(Records with drawing code)
********************

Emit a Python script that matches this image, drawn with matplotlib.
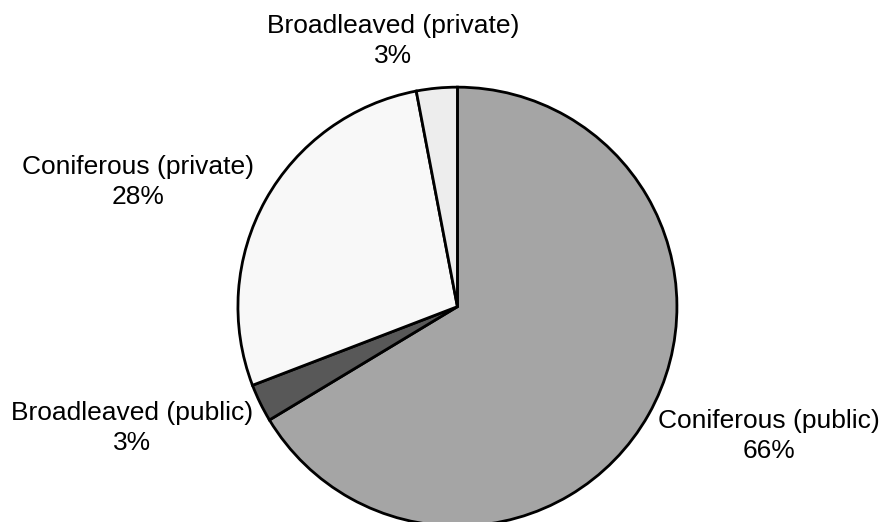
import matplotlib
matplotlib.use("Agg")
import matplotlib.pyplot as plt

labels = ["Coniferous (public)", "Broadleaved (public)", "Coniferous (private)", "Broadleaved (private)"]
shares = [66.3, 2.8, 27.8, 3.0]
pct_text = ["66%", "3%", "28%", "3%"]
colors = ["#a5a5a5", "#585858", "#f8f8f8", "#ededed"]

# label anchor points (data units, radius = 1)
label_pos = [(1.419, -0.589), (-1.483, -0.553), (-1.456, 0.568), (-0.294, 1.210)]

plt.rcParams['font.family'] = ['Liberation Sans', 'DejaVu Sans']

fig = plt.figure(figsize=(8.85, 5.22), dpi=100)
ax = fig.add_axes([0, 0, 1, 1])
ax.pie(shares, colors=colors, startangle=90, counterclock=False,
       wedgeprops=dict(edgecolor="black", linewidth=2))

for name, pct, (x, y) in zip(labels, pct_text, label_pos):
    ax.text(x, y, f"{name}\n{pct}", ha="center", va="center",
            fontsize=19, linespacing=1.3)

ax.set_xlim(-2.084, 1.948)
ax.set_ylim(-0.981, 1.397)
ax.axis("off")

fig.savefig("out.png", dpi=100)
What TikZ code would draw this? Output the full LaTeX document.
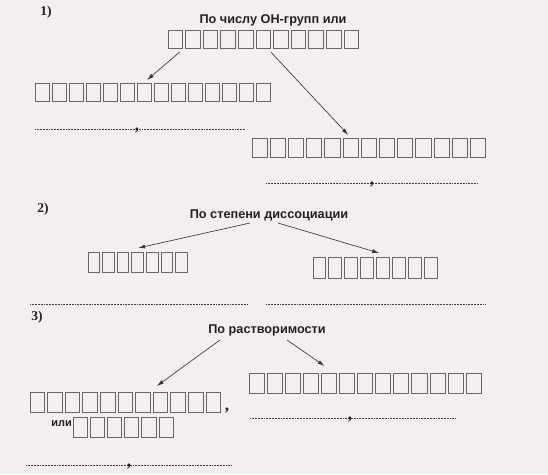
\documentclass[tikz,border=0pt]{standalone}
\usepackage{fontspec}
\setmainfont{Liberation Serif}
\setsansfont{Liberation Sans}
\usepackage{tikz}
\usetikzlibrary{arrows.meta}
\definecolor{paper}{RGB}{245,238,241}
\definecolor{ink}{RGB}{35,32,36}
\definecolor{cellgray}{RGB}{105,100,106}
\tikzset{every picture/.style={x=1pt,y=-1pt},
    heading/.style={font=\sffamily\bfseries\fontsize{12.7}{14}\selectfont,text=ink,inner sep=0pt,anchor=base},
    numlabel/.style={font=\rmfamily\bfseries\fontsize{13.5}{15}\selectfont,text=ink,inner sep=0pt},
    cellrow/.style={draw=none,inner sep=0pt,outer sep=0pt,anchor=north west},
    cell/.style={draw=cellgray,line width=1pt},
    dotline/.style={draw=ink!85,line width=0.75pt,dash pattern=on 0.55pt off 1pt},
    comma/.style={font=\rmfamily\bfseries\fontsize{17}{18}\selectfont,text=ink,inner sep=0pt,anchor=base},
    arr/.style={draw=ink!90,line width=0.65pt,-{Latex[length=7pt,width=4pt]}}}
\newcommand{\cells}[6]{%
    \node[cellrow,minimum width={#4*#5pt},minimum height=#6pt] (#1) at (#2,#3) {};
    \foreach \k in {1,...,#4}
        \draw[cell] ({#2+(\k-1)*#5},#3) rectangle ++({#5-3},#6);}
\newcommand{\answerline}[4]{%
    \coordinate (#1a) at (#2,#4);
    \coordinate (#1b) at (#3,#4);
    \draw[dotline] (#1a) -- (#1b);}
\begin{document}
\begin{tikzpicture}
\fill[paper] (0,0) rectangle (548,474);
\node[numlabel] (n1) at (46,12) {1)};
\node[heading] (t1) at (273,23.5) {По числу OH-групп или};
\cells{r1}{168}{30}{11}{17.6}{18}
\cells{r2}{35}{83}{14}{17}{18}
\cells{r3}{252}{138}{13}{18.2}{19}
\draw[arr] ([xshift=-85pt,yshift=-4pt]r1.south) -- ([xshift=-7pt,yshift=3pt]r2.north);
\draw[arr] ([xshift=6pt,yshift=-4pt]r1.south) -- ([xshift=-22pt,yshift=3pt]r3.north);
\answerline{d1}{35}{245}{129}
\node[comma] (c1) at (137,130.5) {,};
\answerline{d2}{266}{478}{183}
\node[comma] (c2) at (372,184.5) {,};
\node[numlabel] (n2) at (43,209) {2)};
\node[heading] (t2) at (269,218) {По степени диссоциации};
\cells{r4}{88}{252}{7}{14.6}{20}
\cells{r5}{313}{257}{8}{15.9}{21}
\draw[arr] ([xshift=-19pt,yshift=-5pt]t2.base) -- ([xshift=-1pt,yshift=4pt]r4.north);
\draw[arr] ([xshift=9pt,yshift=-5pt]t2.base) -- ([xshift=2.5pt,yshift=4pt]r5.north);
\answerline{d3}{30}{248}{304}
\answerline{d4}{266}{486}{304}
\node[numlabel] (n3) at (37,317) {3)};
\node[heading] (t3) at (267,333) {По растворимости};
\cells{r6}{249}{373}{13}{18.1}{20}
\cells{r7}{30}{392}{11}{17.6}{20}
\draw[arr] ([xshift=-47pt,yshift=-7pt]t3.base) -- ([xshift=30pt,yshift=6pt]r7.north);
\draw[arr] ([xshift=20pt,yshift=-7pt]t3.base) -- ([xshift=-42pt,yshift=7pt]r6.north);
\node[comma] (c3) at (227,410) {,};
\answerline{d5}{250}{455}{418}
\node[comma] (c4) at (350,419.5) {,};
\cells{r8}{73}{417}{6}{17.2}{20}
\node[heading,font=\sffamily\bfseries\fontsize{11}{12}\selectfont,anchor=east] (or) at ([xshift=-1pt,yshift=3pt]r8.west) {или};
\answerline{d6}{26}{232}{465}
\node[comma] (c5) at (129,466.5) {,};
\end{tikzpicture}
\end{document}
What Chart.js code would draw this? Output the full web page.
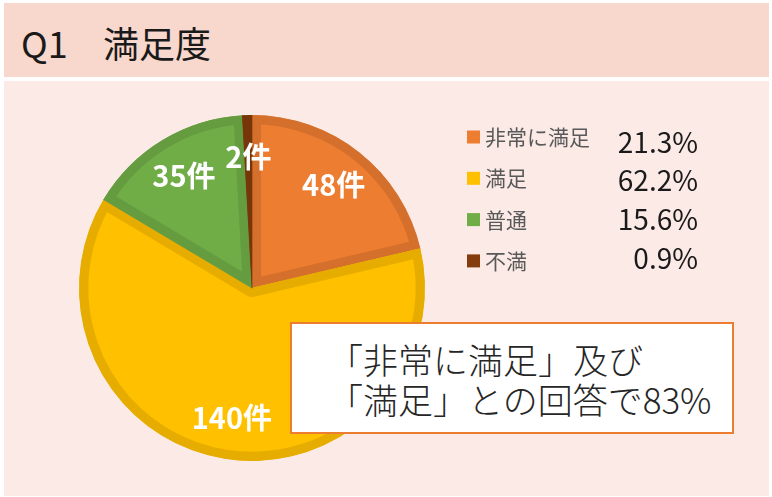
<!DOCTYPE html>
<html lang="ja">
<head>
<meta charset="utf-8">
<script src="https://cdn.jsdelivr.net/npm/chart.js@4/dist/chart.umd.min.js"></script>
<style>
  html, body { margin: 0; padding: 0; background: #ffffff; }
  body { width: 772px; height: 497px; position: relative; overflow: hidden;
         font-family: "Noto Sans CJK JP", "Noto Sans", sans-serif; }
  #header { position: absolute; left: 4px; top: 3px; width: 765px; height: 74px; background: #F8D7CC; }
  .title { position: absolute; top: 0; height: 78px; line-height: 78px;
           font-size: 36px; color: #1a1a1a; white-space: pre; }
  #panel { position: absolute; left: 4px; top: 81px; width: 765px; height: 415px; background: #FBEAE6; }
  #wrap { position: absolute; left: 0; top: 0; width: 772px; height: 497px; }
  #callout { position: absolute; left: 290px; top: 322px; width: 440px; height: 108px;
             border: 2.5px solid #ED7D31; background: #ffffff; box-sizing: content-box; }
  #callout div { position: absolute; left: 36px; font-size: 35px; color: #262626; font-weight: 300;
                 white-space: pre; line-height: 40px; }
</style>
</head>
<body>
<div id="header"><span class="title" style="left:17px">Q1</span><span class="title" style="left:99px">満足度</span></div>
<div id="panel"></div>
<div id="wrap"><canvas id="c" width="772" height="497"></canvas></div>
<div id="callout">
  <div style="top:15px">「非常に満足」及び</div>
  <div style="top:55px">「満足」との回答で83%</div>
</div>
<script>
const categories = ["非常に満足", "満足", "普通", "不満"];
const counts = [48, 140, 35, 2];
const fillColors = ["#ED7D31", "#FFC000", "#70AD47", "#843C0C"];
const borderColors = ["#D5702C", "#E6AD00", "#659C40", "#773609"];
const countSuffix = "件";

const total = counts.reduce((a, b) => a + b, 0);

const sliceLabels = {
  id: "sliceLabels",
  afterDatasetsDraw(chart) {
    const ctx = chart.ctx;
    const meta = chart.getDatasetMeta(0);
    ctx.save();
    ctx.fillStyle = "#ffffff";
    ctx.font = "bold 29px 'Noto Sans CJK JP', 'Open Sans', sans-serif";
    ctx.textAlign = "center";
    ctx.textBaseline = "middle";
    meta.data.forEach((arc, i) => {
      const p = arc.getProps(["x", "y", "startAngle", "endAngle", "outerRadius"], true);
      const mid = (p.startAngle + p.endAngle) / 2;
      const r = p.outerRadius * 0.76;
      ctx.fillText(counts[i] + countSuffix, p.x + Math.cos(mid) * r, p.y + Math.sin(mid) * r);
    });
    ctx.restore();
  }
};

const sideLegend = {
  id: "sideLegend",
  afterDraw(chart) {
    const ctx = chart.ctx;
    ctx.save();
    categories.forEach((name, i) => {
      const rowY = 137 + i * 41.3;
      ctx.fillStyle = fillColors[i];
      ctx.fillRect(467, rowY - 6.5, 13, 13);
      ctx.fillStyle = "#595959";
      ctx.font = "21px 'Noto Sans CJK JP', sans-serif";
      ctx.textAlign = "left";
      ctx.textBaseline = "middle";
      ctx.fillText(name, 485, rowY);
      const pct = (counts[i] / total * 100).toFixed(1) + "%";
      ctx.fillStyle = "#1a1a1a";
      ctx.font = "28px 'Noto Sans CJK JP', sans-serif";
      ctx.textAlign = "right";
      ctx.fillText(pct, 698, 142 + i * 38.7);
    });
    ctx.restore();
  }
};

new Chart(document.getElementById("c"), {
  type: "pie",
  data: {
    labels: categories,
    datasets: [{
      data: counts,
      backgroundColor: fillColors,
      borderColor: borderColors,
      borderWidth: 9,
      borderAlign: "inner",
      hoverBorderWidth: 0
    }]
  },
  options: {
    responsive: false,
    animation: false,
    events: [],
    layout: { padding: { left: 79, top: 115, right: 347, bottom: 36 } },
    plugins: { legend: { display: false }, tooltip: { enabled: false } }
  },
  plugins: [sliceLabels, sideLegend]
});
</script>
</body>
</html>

********************

## What to work on
Copy nothing but the lines from the top of the material through the line holding "0.568), (-0.294, 1.210)]", exactly as written; omit pictures.

## Exercise solution
Emit a Python script that matches this image, drawn with matplotlib.
import matplotlib
matplotlib.use("Agg")
import matplotlib.pyplot as plt

labels = ["Coniferous (public)", "Broadleaved (public)", "Coniferous (private)", "Broadleaved (private)"]
shares = [66.3, 2.8, 27.8, 3.0]
pct_text = ["66%", "3%", "28%", "3%"]
colors = ["#a5a5a5", "#585858", "#f8f8f8", "#ededed"]

# label anchor points (data units, radius = 1)
label_pos = [(1.419, -0.589), (-1.483, -0.553), (-1.456, 0.568), (-0.294, 1.210)]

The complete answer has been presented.